The revelations that guns, knives, alcohol and drugs were confiscated from pupils at Bradford schools will quite rightly outrage anyone.

The fact that several of these confiscations and incidents involved children at primary schools is all the more shocking.

School staff have coped admirably with these events and pupils have been excluded or suspended from schools when such incidents have taken place.

But there is only so much that the school can do and that is largely in terms of reacting to the problem. The issues that cause children to be handling these highly-undesirable items in the first place need to be tackled.

And very often, that can only be done at home. American TV newsreaders used to ask viewers: “Do you know where your children are?” and parental responsibility is still one of the major influences on a child’s behaviour at school.

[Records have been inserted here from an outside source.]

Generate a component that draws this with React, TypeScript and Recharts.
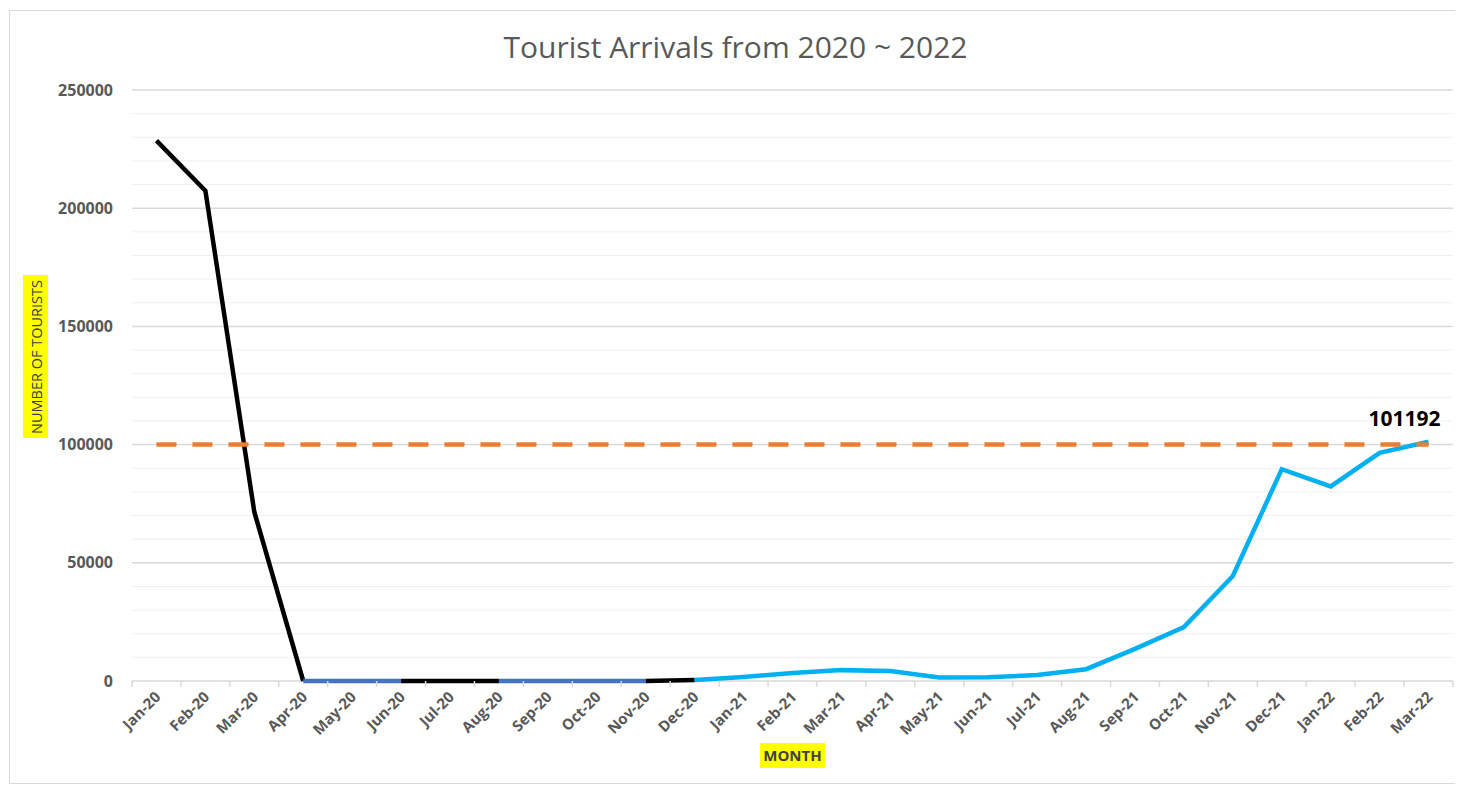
import React from "react";
import {
  LineChart,
  Line,
  XAxis,
  YAxis,
  CartesianGrid,
  ReferenceLine,
  LabelList,
} from "recharts";

const months = [
  "Jan-20", "Feb-20", "Mar-20", "Apr-20", "May-20", "Jun-20", "Jul-20", "Aug-20", "Sep-20",
  "Oct-20", "Nov-20", "Dec-20", "Jan-21", "Feb-21", "Mar-21", "Apr-21", "May-21", "Jun-21",
  "Jul-21", "Aug-21", "Sep-21", "Oct-21", "Nov-21", "Dec-21", "Jan-22", "Feb-22", "Mar-22",
];

const arrivals = [
  228600, 207400, 71500, 0, 0, 0, 0, 0, 0,
  0, 0, 400, 1700, 3400, 4600, 4200, 1500, 1600,
  2500, 5000, 13600, 22800, 44400, 89600, 82300, 96500, 101192,
];

const target = 100000;

// line colour changes along the series: [first index, last index, colour]
const segments: [number, number, string][] = [
  [0, 3, "#000000"],
  [3, 5, "#4472C4"],
  [5, 7, "#000000"],
  [7, 10, "#4472C4"],
  [10, 11, "#000000"],
  [11, 26, "#00B0F0"],
];

const majorTicks = [0, 50000, 100000, 150000, 200000, 250000];
const minorTicks = [
  10000, 20000, 30000, 40000, 60000, 70000, 80000, 90000, 110000, 120000, 130000, 140000,
  160000, 170000, 180000, 190000, 210000, 220000, 230000, 240000,
];

const W = 1455;
const H = 778;
const margin = { top: 82, right: 10, bottom: 35, left: 0 };
const yAxisWidth = 124;
const step = (W - margin.left - margin.right - yAxisWidth) / months.length;
const font = "'Open Sans', sans-serif";

const data = months.map((m, i) => {
  const row: Record<string, any> = { month: m, target };
  segments.forEach(([a, b], s) => {
    row["s" + s] = i >= a && i <= b ? arrivals[i] : null;
  });
  return row;
});

function MonthTick(props: any) {
  const { x, y, payload, index } = props;
  const tx = x + 5;
  const ty = y + 17;
  return (
    <g>
      <line x1={x - step / 2} x2={x - step / 2} y1={y} y2={y + 6} stroke="#d9d9d9" strokeWidth={1.5} />
      {index === months.length - 1 && (
        <line x1={x + step / 2} x2={x + step / 2} y1={y} y2={y + 6} stroke="#d9d9d9" strokeWidth={1.5} />
      )}
      <text
        x={tx}
        y={ty}
        textAnchor="end"
        transform={`rotate(-45 ${tx} ${ty})`}
        fill="#595959"
        fontSize={15}
        fontWeight={700}
        fontFamily={font}
      >
        {payload.value}
      </text>
    </g>
  );
}

function LastLabel(props: any) {
  const { x, y, index, value } = props;
  if (index !== months.length - 1) return null;
  return (
    <text
      x={x - 24}
      y={y - 16}
      textAnchor="middle"
      fill="#000"
      fontSize={21}
      fontWeight={700}
      fontFamily={font}
    >
      {value}
    </text>
  );
}

export default function App() {
  return (
    <div style={{ position: "relative", width: W, height: H, fontFamily: font, background: "#fff" }}>
      <div
        style={{
          position: "absolute",
          left: 1,
          top: 2,
          width: W - 5,
          height: H - 4,
          border: "1.5px solid #d9d9d9",
          boxSizing: "border-box",
        }}
      />
      <div
        style={{
          position: "absolute",
          left: 0,
          width: W,
          top: 19,
          textAlign: "center",
          fontSize: 30,
          lineHeight: "40px",
          color: "#595959",
        }}
      >
        Tourist Arrivals from 2020 ~ 2022
      </div>
      <div
        style={{
          position: "absolute",
          left: 15,
          top: 267,
          width: 25,
          height: 163,
          background: "#ffff00",
        }}
      >
        <div
          style={{
            position: "absolute",
            left: 12.5,
            top: 81.5,
            transform: "translate(-50%, -50%) rotate(-90deg)",
            whiteSpace: "nowrap",
            fontSize: 14.5,
            color: "#404040",
          }}
        >
          NUMBER OF TOURISTS
        </div>
      </div>
      <div
        style={{
          position: "absolute",
          left: 752,
          top: 735,
          width: 65,
          height: 25,
          lineHeight: "25px",
          background: "#ffff00",
          textAlign: "center",
          fontSize: 15,
          fontWeight: 700,
          color: "#404040",
        }}
      >
        MONTH
      </div>
      <div style={{ position: "absolute", left: 0, top: 0 }}>
        <LineChart width={W} height={H} data={data} margin={margin}>
          {minorTicks.map((v) => (
            <ReferenceLine key={v} y={v} stroke="#efefef" strokeWidth={1} />
          ))}
          <CartesianGrid vertical={false} stroke="#d9d9d9" strokeWidth={1.5} />
          <XAxis
            dataKey="month"
            interval={0}
            tickSize={0}
            tickMargin={0}
            tickLine={false}
            padding={{ left: step / 2, right: step / 2 }}
            axisLine={false}
            tick={<MonthTick />}
            height={70}
          />
          <YAxis
            width={yAxisWidth}
            domain={[0, 250000]}
            ticks={majorTicks}
            tickSize={0}
            tickMargin={19}
            tickLine={false}
            axisLine={false}
            tick={{ fill: "#595959", fontSize: 16, fontWeight: 700, fontFamily: font }}
          />
          {segments.map(([, , color], s) => (
            <Line
              key={s}
              dataKey={"s" + s}
              type="linear"
              stroke={color}
              strokeWidth={4.5}
              dot={false}
              activeDot={false}
              isAnimationActive={false}
              connectNulls={false}
            >
              {s === segments.length - 1 && <LabelList dataKey={"s" + s} content={<LastLabel />} />}
            </Line>
          ))}
          <Line
            dataKey="target"
            type="linear"
            stroke="#ED7D31"
            strokeWidth={4.5}
            strokeDasharray="20 16"
            dot={false}
            activeDot={false}
            isAnimationActive={false}
          />
        </LineChart>
      </div>
    </div>
  );
}
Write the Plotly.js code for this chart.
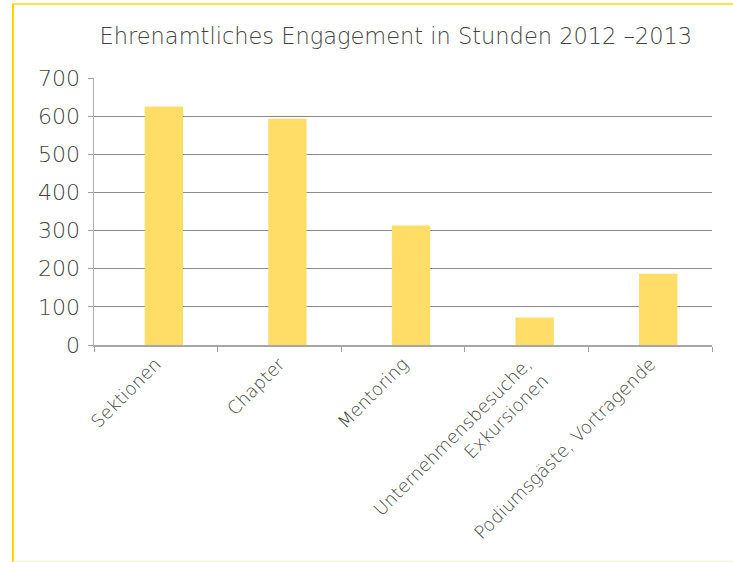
<!DOCTYPE html>
<html><head><meta charset="utf-8">
<script src="https://cdn.plot.ly/plotly-3.0.1.min.js"></script>
<style>
html,body{margin:0;padding:0;background:#fff;}
#wrap{position:relative;width:733px;height:562px;overflow:hidden;}
#chart{width:733px;height:562px;}
#frame{position:absolute;left:12px;top:3px;width:740px;height:559px;border-left:2px solid #FFD500;border-top:2px solid #FFDF4A;border-bottom:1px solid #FFF0C0;pointer-events:none;box-sizing:border-box;}
</style></head>
<body>
<div id="wrap"><div id="chart"></div><div id="frame"></div></div>
<script>
const categories = ["Sektionen", "Chapter", "Mentoring", "Unternehmensbesuche,<br>Exkursionen", "Podiumsgäste, Vortragende"];
const hours = [625, 593, 313, 72, 187];
const yTicks = [0, 100, 200, 300, 400, 500, 600, 700];

const font = "'DejaVu Sans', sans-serif";
const txt = '#444444';
Plotly.newPlot('chart', [{
  type: 'bar',
  x: categories,
  y: hours,
  marker: {color: '#FFDD66'},
  width: 0.31,
  offset: -0.09,
  hoverinfo: 'none'
}], {
  width: 733, height: 562,
  margin: {l: 94, r: 21, t: 78, b: 217},
  paper_bgcolor: '#fff', plot_bgcolor: '#fff',
  showlegend: false,
  title: {text: 'Ehrenamtliches Engagement in Stunden 2012 \u20132013', x: 0.54, xanchor: 'center', y: 0.935, yanchor: 'middle',
          font: {family: font, size: 22.5, color: txt, weight: 200}},
  xaxis: {
    type: 'category', tickson: 'boundaries', ticks: 'outside', ticklen: 5, tickcolor: '#a0a0a0',
    showline: true, linecolor: '#a6a6a6', linewidth: 1.5, tickangle: -45,
    tickfont: {family: font, size: 18, color: txt, weight: 200}, showgrid: false
  },
  yaxis: {
    range: [0, 700], tickvals: yTicks, ticks: 'outside', ticklen: 5, tickcolor: '#a0a0a0',
    showline: true, linecolor: '#b0b0b0', linewidth: 1.5, gridcolor: '#8c8c8c', gridwidth: 1,
    tickfont: {family: font, size: 22, color: txt, weight: 200}, zeroline: false,
    ticklabelstandoff: 3
  },
  bargap: 0.69
}, {displayModeBar: false, staticPlot: true});
</script>
</body></html>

Where parents of children who are caught with weapons or drugs are as shocked as anyone else, they must take more care to control their children’s outside influences and take steps to ensure their children are going to school with the right attitude and ideas about what is right and wrong.

Where parents have less care about what their children do and what they find lying around the house, they should be told in the strongest possible terms that their own behaviour needs to be checked and thought about if they are to have a positive influence on their child’s development.

No-one wants our schools to become fortresses like some American establishments, with security scanners on the gates and – heaven forbid – a shooting or knifing tragedy lurking around the corner.